**SET EXERCISE:** From the entries below, please gather each line containing the string "this".

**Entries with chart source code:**
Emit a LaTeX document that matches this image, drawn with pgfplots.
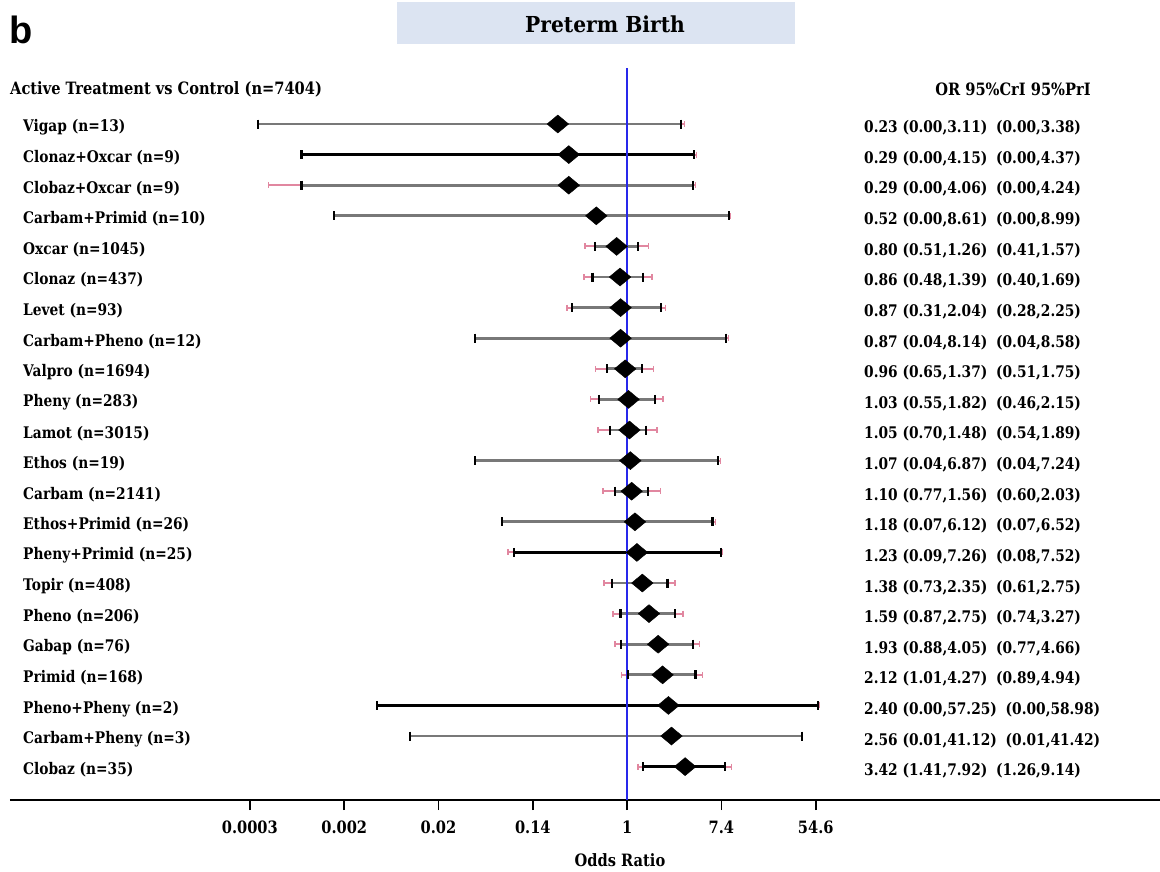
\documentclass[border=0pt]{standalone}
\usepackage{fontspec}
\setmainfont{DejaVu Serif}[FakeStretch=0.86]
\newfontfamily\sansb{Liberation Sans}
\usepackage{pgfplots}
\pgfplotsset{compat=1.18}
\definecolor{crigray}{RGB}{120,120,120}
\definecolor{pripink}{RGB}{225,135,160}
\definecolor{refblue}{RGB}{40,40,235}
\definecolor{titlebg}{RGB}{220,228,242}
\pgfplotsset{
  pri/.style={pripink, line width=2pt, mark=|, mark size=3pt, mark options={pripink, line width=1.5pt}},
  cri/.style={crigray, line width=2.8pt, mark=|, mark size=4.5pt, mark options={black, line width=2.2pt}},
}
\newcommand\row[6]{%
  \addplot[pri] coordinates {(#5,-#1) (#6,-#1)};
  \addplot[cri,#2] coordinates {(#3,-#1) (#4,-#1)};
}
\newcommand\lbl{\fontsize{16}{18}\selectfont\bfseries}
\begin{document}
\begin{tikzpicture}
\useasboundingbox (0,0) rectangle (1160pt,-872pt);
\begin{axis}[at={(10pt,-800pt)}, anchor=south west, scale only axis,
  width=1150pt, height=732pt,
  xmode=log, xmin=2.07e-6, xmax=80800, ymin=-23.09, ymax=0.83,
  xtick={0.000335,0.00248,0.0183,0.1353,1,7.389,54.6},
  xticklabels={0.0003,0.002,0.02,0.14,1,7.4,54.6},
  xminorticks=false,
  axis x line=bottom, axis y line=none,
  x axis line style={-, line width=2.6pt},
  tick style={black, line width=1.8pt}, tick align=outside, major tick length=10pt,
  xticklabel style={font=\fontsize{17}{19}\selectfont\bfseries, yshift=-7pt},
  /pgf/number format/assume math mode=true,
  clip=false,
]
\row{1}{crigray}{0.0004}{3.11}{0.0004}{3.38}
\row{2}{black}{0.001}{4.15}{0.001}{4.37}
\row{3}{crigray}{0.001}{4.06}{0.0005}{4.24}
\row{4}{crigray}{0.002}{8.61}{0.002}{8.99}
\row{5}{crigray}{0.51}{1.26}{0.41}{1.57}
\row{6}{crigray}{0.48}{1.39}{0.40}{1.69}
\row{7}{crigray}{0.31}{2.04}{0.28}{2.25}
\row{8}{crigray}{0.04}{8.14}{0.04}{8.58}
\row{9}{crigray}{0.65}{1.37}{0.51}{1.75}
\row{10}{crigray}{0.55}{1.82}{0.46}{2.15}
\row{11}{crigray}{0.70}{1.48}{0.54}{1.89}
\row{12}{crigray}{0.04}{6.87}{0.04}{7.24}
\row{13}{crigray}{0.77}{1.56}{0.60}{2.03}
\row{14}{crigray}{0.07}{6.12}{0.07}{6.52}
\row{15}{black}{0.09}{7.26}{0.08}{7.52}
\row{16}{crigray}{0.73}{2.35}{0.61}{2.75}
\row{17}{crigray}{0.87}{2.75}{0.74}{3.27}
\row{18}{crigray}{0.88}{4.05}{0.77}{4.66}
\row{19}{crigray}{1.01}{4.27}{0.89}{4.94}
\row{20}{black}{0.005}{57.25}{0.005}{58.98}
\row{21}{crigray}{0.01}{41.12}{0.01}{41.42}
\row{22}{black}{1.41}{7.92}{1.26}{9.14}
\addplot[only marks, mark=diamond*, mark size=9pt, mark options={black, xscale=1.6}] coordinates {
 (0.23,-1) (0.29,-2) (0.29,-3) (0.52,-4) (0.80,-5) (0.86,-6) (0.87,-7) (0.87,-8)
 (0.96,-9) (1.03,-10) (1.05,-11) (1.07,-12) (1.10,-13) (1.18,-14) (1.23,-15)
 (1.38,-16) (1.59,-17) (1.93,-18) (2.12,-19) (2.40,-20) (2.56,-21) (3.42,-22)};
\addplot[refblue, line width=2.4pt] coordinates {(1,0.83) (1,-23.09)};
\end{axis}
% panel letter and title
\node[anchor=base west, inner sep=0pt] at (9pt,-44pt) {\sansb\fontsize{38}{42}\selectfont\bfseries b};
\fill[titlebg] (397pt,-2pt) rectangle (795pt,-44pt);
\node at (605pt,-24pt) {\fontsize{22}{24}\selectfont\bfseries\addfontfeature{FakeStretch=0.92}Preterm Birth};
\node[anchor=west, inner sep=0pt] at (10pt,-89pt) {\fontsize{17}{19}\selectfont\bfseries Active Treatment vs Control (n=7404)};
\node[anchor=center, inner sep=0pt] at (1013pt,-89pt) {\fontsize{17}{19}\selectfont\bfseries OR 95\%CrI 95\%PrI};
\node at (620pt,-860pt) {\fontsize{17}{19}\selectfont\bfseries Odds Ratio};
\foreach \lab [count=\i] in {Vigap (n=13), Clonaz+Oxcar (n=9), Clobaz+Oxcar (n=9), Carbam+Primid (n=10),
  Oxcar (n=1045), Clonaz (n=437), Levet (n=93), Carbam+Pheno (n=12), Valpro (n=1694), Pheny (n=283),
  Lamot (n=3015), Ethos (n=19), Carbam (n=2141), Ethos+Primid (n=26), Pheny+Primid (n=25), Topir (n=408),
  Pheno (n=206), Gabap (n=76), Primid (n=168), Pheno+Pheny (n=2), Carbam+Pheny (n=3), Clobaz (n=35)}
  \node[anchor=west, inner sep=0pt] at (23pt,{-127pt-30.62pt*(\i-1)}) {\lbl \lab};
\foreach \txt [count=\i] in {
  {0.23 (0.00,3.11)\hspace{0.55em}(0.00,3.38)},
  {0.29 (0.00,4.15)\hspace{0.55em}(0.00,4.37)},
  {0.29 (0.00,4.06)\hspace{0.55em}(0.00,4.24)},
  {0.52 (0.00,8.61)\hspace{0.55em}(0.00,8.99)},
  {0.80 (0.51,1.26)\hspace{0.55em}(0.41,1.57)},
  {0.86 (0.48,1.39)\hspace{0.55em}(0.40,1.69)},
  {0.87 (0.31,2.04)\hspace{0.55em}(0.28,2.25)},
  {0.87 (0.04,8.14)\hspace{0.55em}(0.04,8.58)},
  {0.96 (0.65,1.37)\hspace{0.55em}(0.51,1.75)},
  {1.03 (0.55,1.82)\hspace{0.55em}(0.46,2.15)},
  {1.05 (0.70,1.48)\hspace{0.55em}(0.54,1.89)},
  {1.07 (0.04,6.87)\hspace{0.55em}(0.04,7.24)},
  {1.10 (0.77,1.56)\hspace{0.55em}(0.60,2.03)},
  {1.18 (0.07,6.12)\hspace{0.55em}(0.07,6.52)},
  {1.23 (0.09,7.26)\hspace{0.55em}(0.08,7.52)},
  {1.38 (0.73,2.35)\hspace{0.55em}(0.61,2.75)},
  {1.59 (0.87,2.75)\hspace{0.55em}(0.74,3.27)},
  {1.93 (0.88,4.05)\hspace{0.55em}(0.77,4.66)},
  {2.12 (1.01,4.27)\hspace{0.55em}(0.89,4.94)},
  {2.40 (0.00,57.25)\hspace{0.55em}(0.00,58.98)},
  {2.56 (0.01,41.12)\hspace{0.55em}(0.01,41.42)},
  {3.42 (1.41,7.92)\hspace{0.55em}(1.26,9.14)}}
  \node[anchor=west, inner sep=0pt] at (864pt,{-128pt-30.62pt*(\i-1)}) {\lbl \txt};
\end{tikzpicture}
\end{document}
* * *
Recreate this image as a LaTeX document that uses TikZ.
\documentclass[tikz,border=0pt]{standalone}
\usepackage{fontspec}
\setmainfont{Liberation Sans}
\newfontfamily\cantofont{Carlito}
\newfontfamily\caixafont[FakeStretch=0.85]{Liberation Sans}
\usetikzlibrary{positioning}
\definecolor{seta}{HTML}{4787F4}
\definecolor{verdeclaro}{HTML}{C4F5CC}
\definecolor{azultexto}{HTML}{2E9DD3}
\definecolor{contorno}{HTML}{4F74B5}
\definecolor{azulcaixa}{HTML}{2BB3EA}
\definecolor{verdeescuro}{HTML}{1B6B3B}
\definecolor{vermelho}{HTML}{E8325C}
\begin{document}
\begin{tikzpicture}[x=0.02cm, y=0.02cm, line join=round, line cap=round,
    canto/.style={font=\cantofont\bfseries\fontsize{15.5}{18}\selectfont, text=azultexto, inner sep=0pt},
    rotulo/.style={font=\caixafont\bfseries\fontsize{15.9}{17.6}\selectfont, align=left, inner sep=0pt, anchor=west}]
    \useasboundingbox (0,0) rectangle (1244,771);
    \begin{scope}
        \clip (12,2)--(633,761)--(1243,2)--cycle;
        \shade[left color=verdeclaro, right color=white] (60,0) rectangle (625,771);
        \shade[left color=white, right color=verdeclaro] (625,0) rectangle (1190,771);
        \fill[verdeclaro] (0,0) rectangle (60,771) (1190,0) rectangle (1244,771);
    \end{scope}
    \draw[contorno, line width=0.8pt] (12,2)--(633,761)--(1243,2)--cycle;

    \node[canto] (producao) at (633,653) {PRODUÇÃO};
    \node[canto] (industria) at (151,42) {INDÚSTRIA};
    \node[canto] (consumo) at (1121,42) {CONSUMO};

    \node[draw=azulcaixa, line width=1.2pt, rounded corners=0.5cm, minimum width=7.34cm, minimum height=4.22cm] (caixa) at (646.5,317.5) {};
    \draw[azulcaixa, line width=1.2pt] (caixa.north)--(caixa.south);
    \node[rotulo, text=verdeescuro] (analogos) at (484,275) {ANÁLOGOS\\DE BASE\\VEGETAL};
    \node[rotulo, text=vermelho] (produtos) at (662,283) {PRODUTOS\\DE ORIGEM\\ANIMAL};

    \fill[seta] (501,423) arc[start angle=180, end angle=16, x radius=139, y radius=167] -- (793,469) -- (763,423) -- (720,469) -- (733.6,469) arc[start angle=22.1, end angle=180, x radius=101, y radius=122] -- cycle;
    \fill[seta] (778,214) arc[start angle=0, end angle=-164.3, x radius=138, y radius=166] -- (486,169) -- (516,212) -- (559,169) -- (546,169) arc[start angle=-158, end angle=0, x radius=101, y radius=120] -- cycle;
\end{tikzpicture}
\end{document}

**RESPONSE:**
Emit a LaTeX document that matches this image, drawn with pgfplots.
Recreate this image as a LaTeX document that uses TikZ.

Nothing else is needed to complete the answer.